Philosophy

Senior Thesis

There is no requirement for people concentrating in Philosophy to write an Undergraduate Honors Thesis; some people do so, many people don't.

To be eligible to write an Honors Thesis, you must have completed at least six courses toward the concentration by the beginning of your penultimate semester and have received a grade of A or Satisfactory with Distinction in more than half of them.

To write a thesis, you need a topic and an Advisor and a suitable amount of time. There is no single model to follow, but one standard approach is this. You'd work on the thesis during the two semesters of your Senior Year. In the first semester, you might work through a reading program with the advice of your Advisor, meeting with her or him three or four times in the semester and writing two or three pieces of work—for example, discussions of existing publications in the field and sketches of your own responses to them. Over the break you'd pull together a plan for the thesis itself. In the second semester, you'd write a first draft of the thesis and then a final draft—expecting, of course, that you would continue to do some new reading, and that you might need to be flexible with your original plan.

The thesis itself is due about April 15th. More exactly, the thesis is due two weeks before the Friday on which the Reading Period begins.

For those who complete their thesis in the Fall, the same rule applies, more or less: The thesis is due two weeks before reading period begins. That date, though, usually falls during Thanksgiving break; if so, the thesis will be due on the Wednesday on which Thanskgiving break begins.

It is possible in principle to choose a topic which you don't know much about in advance; but typically the result of that is that you have to spend a larger amount of time reaching base camp, so to speak—getting a decent grasp of existing approaches to the topic—and you have less time for heading up to the summit—developing ideas of your own. Many of the best theses come when a student has already got some idea of a problem area, e.g. from a 1000 level course that might have spent a week or two on the detailed topic in question, and might have introduced the class to materials and methods used in related areas that might constitute a useful tool-kit for this topic too. If you already know a bit about the existing approaches to the topic, but have a feeling that you're not quite satisfied with any of them, then you're probably in a good position to go deeper into it, researching further proposals from other people and working out a distinctive contribution of your own.

When you have a first idea of the area in which you'd like to work, you can approach a potential advisor directly, e.g. by e-mail or in Office Hours, or you can discuss the matter with your Concentration Advisor, who should be able to point you towards Faculty Members with interests in areas close to your proposed topic. Don't let your ideas become too fixed too early: often a good discussion will leave you thinking of unexpected directions you'll want to head off in. The normal time for approaching an Advisor is in the first week of the first semester of your Senior Year (or a few days earlier), or at the end of the last semester of the Junior Year.
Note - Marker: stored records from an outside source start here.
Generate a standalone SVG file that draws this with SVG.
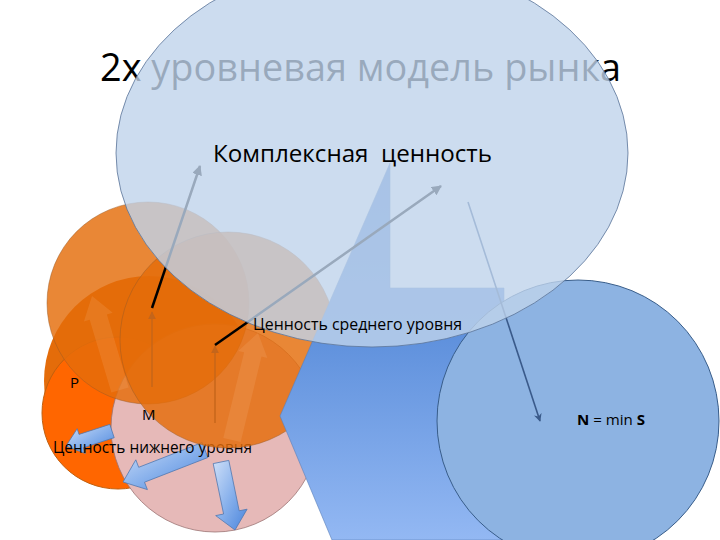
<svg xmlns="http://www.w3.org/2000/svg" width="720" height="540" viewBox="0 0 720 540">
  <defs>
    <style>
      .t { font-family: "Open Sans", "Noto Sans", "DejaVu Sans", sans-serif; fill: #000; }
      .orange { fill: #e46c0a; fill-opacity: 0.82; stroke: #9a5a25; stroke-width: 0.8; stroke-opacity: 0.6; }
      .ghost { fill: #fbc08e; fill-opacity: 0.16; stroke: none; }
      .barrow { fill: url(#gBlueArrow); stroke: #4f77b0; stroke-width: 0.8; }
      .conn { fill: none; stroke: #000; stroke-width: 2.5; }
    </style>
    <linearGradient id="gBlueArrow" x1="0" y1="0" x2="1" y2="1">
      <stop offset="0" stop-color="#cfe0f8"/>
      <stop offset="0.5" stop-color="#8ab2ec"/>
      <stop offset="1" stop-color="#4a84dc"/>
    </linearGradient>
    <linearGradient id="gPoly" gradientUnits="userSpaceOnUse" x1="0" y1="163" x2="0" y2="540">
      <stop offset="0" stop-color="#4d80d2"/>
      <stop offset="0.45" stop-color="#5e90dc"/>
      <stop offset="1" stop-color="#93b8f3"/>
    </linearGradient>
    <marker id="mBlack" viewBox="0 0 10 10" refX="9" refY="5" markerWidth="4" markerHeight="4" orient="auto">
      <path d="M0,0 L10,5 L0,10 Z" fill="#000"/>
    </marker>
    <marker id="mBlue" viewBox="0 0 10 10" refX="9" refY="5" markerWidth="5" markerHeight="5" orient="auto">
      <path d="M0,0 L10,5 L0,10 L3,5 Z" fill="#3a5a8a"/>
    </marker>
    <marker id="mBrown" viewBox="0 0 10 10" refX="9" refY="5" markerWidth="4" markerHeight="4" orient="auto">
      <path d="M0,0 L10,5 L0,10 Z" fill="#c4651a"/>
    </marker>
  </defs>

  <rect x="0" y="0" width="720" height="540" fill="#ffffff"/>

  <g id="title">
    <text class="t" x="100" y="81" font-size="38" textLength="521" lengthAdjust="spacingAndGlyphs">2х уровневая модель рынка</text>
  </g>

  <g id="node-base">
    <circle cx="149" cy="381" r="105" fill="#e46c0a"/>
  </g>

  <g id="node-p">
    <circle cx="118" cy="413" r="76" fill="#ff6600" stroke="#c0600f" stroke-width="1"/>
  </g>

  <g id="node-lower">
    <circle cx="215" cy="428" r="104" fill="#e6b9b8" stroke="#9c7474" stroke-width="0.8"/>
    <polygon class="barrow" points="109.8,424.4 79.0,434.4 77.2,428.7 66,446 85.2,453.4 83.4,447.7 114.2,437.7"/>
    <polygon class="barrow" points="202.1,442.5 138.7,467.3 135.8,459.8 123,482 147.4,489.6 144.5,482.2 207.9,457.5"/>
    <polygon class="barrow" points="213.2,463.6 228.8,460.4 239.2,510.8 247.1,509.2 235,530 215.7,515.6 223.6,514.0"/>
    <text class="t" x="53" y="453" font-size="15.5" textLength="199" lengthAdjust="spacingAndGlyphs">Ценность нижнего уровня</text>
  </g>

  <g id="node-mid-1">
    <circle class="orange" cx="148" cy="303" r="101"/>
  </g>

  <g id="node-mid-2">
    <circle class="orange" cx="228" cy="340" r="108"/>
    <polygon class="ghost" points="111.4,392.6 89.7,319.7 83.9,321.4 92,296 112.7,312.8 106.9,314.5 128.6,387.4"/>
    <polygon class="ghost" points="223.3,437.9 244.1,352.3 238.2,350.9 258,333 267.4,357.9 261.5,356.5 240.7,442.1"/>
  </g>

  <g id="node-supply">
    <polygon points="390,163 390,288 504,288 504,540 332,540 280,416" fill="url(#gPoly)" stroke="#5a7fb8" stroke-width="0.6"/>
  </g>

  <g id="node-n">
    <circle cx="578" cy="421" r="141" fill="#8db3e2" stroke="#385d8a" stroke-width="1"/>
    <text class="t" x="577" y="425" font-size="14" textLength="68" lengthAdjust="spacingAndGlyphs"><tspan font-weight="bold">N</tspan> = min <tspan font-weight="bold">S</tspan></text>
  </g>

  <g id="connectors">
    <line x1="152" y1="387" x2="152" y2="312" stroke="#c4651a" stroke-width="2" stroke-opacity="0.7" marker-end="url(#mBrown)"/>
    <line x1="215" y1="423" x2="215" y2="346" stroke="#c4651a" stroke-width="2" stroke-opacity="0.7" marker-end="url(#mBrown)"/>
    <line class="conn" x1="152" y1="308" x2="200" y2="166" marker-end="url(#mBlack)"/>
    <line class="conn" x1="215" y1="345" x2="441" y2="186" marker-end="url(#mBlack)"/>
    <line x1="468" y1="202" x2="540" y2="421" stroke="#3a5a8a" stroke-width="1.6" marker-end="url(#mBlue)"/>
  </g>

  <g id="node-top">
    <ellipse cx="372" cy="153" rx="256" ry="194" fill="#bfd3eb" fill-opacity="0.8" stroke="#5b7398" stroke-width="0.8"/>
    <text class="t" x="213" y="162" font-size="24" textLength="279" lengthAdjust="spacingAndGlyphs">Комплексная&#160; ценность</text>
  </g>

  <g id="labels">
    <text id="label-mid" class="t" x="253" y="330" font-size="15.5" textLength="209" lengthAdjust="spacingAndGlyphs">Ценность среднего уровня</text>
    <text id="label-p" class="t" x="70" y="388" font-size="15">Р</text>
    <text id="label-m" class="t" x="142" y="420" font-size="15">М</text>
  </g>
</svg>
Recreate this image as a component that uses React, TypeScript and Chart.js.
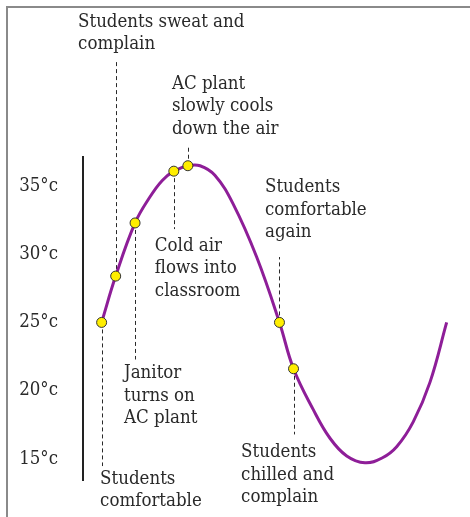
import React, { useEffect, useRef } from "react";
import { Chart, registerables } from "chart.js";

Chart.register(...registerables);

// Curve: time (arbitrary units) vs classroom temperature (°C)
const timeVals = [4.9, 8.6, 13.7, 17.6, 20.8, 23.9, 27.6, 30.8, 34.7, 39.5, 45.7, 51.7, 55.4, 60.6, 65.0, 69.4, 74.2, 78.7, 82.6, 86.9, 91.3, 95.7];
const tempVals = [25.0, 28.4, 32.3, 34.2, 35.4, 36.1, 36.5, 36.5, 35.8, 33.7, 29.8, 25.0, 21.6, 18.6, 16.5, 15.2, 14.7, 15.05, 15.9, 17.7, 20.6, 25.0];

// Events marked on the curve
const eventTime = [4.9, 8.6, 13.7, 23.9, 27.6, 51.7, 55.4];
const eventTemp = [25.0, 28.4, 32.3, 36.1, 36.5, 25.0, 21.6];
const eventText = [
  ["Students", "comfortable"],
  ["Students sweat and", "complain"],
  ["Janitor", "turns on", "AC plant"],
  ["Cold air", "flows into", "classroom"],
  ["AC plant", "slowly cools", "down the air"],
  ["Students", "comfortable", "again"],
  ["Students", "chilled and", "complain"],
];
// label anchor (left edge in time units, first-line temperature) and leader end temperature
const labelTime = [4.5, -1.3, 10.8, 18.9, 23.4, 47.9, 41.6];
const labelTemp = [13.51, 47.07, 21.27, 30.6, 42.5, 34.9, 15.47];
const leaderEnd = [14.46, 44.17, 22.28, 31.85, 38.0, 29.8, 16.78];

const tickValues = [15, 20, 25, 30, 35];

const FONT = "'DejaVu Serif Condensed', 'DejaVu Serif', serif";
const TEXT_COLOR = "#2a2a2a";

const annotationPlugin = {
  id: "annotations",
  beforeDatasetsDraw(chart: any) {
    const { ctx, scales } = chart;
    const x = scales.x;
    const y = scales.y;
    ctx.save();
    ctx.strokeStyle = "#2a2a2a";
    ctx.lineWidth = 1;
    ctx.setLineDash([4, 3]);
    eventTime.forEach((t, i) => {
      const px = Math.round(x.getPixelForValue(t)) + 0.5;
      ctx.beginPath();
      ctx.moveTo(px, y.getPixelForValue(eventTemp[i]));
      ctx.lineTo(px, y.getPixelForValue(leaderEnd[i]));
      ctx.stroke();
    });
    ctx.restore();
  },
  afterDraw(chart: any) {
    const { ctx, scales } = chart;
    const x = scales.x;
    const y = scales.y;
    ctx.save();
    ctx.fillStyle = TEXT_COLOR;
    ctx.font = `18.5px ${FONT}`;
    ctx.textAlign = "left";
    ctx.textBaseline = "middle";
    eventText.forEach((lines, i) => {
      const px = x.getPixelForValue(labelTime[i]);
      const py = y.getPixelForValue(labelTemp[i]);
      lines.forEach((ln, j) => ctx.fillText(ln, px, py + j * 22.5));
    });
    ctx.restore();
  },
};

export default function App() {
  const ref = useRef<HTMLCanvasElement>(null);
  useEffect(() => {
    if (!ref.current) return;
    const chart = new Chart(ref.current, {
      type: "line",
      data: {
        datasets: [
          {
            type: "scatter",
            data: eventTime.map((t, i) => ({ x: t, y: eventTemp[i] })),
            pointRadius: 5,
            pointBackgroundColor: "#ffee00",
            pointBorderColor: "#333",
            pointBorderWidth: 1,
            showLine: false,
            order: 0,
          },
          {
            type: "line",
            data: timeVals.map((t, i) => ({ x: t, y: tempVals[i] })),
            borderColor: "#8e1e98",
            borderWidth: 3,
            pointRadius: 0,
            tension: 0.4,
            fill: false,
            order: 1,
          },
        ],
      },
      options: {
        responsive: false,
        animation: false,
        events: [],
        layout: { padding: { left: 0, top: 157, right: 7, bottom: 32 } },
        plugins: { legend: { display: false }, tooltip: { enabled: false } },
        scales: {
          x: { type: "linear", min: 0, max: 100, display: false },
          y: {
            type: "linear",
            min: 13.37,
            max: 37.14,
            afterBuildTicks: (scale: any) => {
              scale.ticks = tickValues.map((v) => ({ value: v }));
            },
            afterFit: (scale: any) => {
              scale.width = 83;
            },
            grid: { display: false, drawTicks: false },
            border: { display: true, color: "#222", width: 2 },
            ticks: {
              padding: 25,
              color: TEXT_COLOR,
              font: { family: FONT, size: 18.5 },
              callback: (v: any) => `${v}°c`,
            },
          },
        },
      },
      plugins: [annotationPlugin],
    });
    return () => chart.destroy();
  }, []);

  return (
    <div style={{ position: "absolute", left: 0, top: 0, width: 470, height: 517, background: "#fff", overflow: "hidden" }}>
      <div
        style={{
          position: "absolute",
          left: 6,
          top: 6,
          width: 470,
          height: 520,
          borderLeft: "2px solid #8a8a8a",
          borderTop: "2px solid #8a8a8a",
          boxSizing: "border-box",
        }}
      />
      <canvas ref={ref} width={470} height={517} style={{ position: "absolute", left: 0, top: 0, display: "block" }} />
    </div>
  );
}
The standard thing is to register for a reading course, PHIL 1995 Senior Thesis, either for the first semester alone or for both first and second semesters, with the permission of the Advisor in question. (Note that PHIL 1995 takes on a different section number according to who the Advisor is.)

You can register for PHIL 1995 just for one semester (followed by registering for either 3 or 4 classes in the other semester). Alternatively, you can register for PHIL 1995 for a second semester. Which you do is a matter for negotiation with your advisor, taking into account, e.g. the number of meetings, and the amount and scope of reading and writing that is done. Obviously the work-load for a Reading course needs to be about the equivalent of a normal course.

There's no standard length, but 40–50 pages of carefully-argued material would for many topics be a good target.

Two copies of the Thesis are due by the Friday two weeks before the Friday on which the Reading Period begins, which will usually fall close to April 15th. They are to be handed in to the Thesis Advisor. Theses should be computer-printed, on one side only of paper; they do not need to be bound. Some people like to present them in a special folder or binder; this is fine, but not required.

There is usually no oral defense of the thesis. The Thesis Advisor will normally be one Reader of the thesis; there will be a second Reader too, appointed by the Concentration Advisor in consultation with the Thesis Advisor.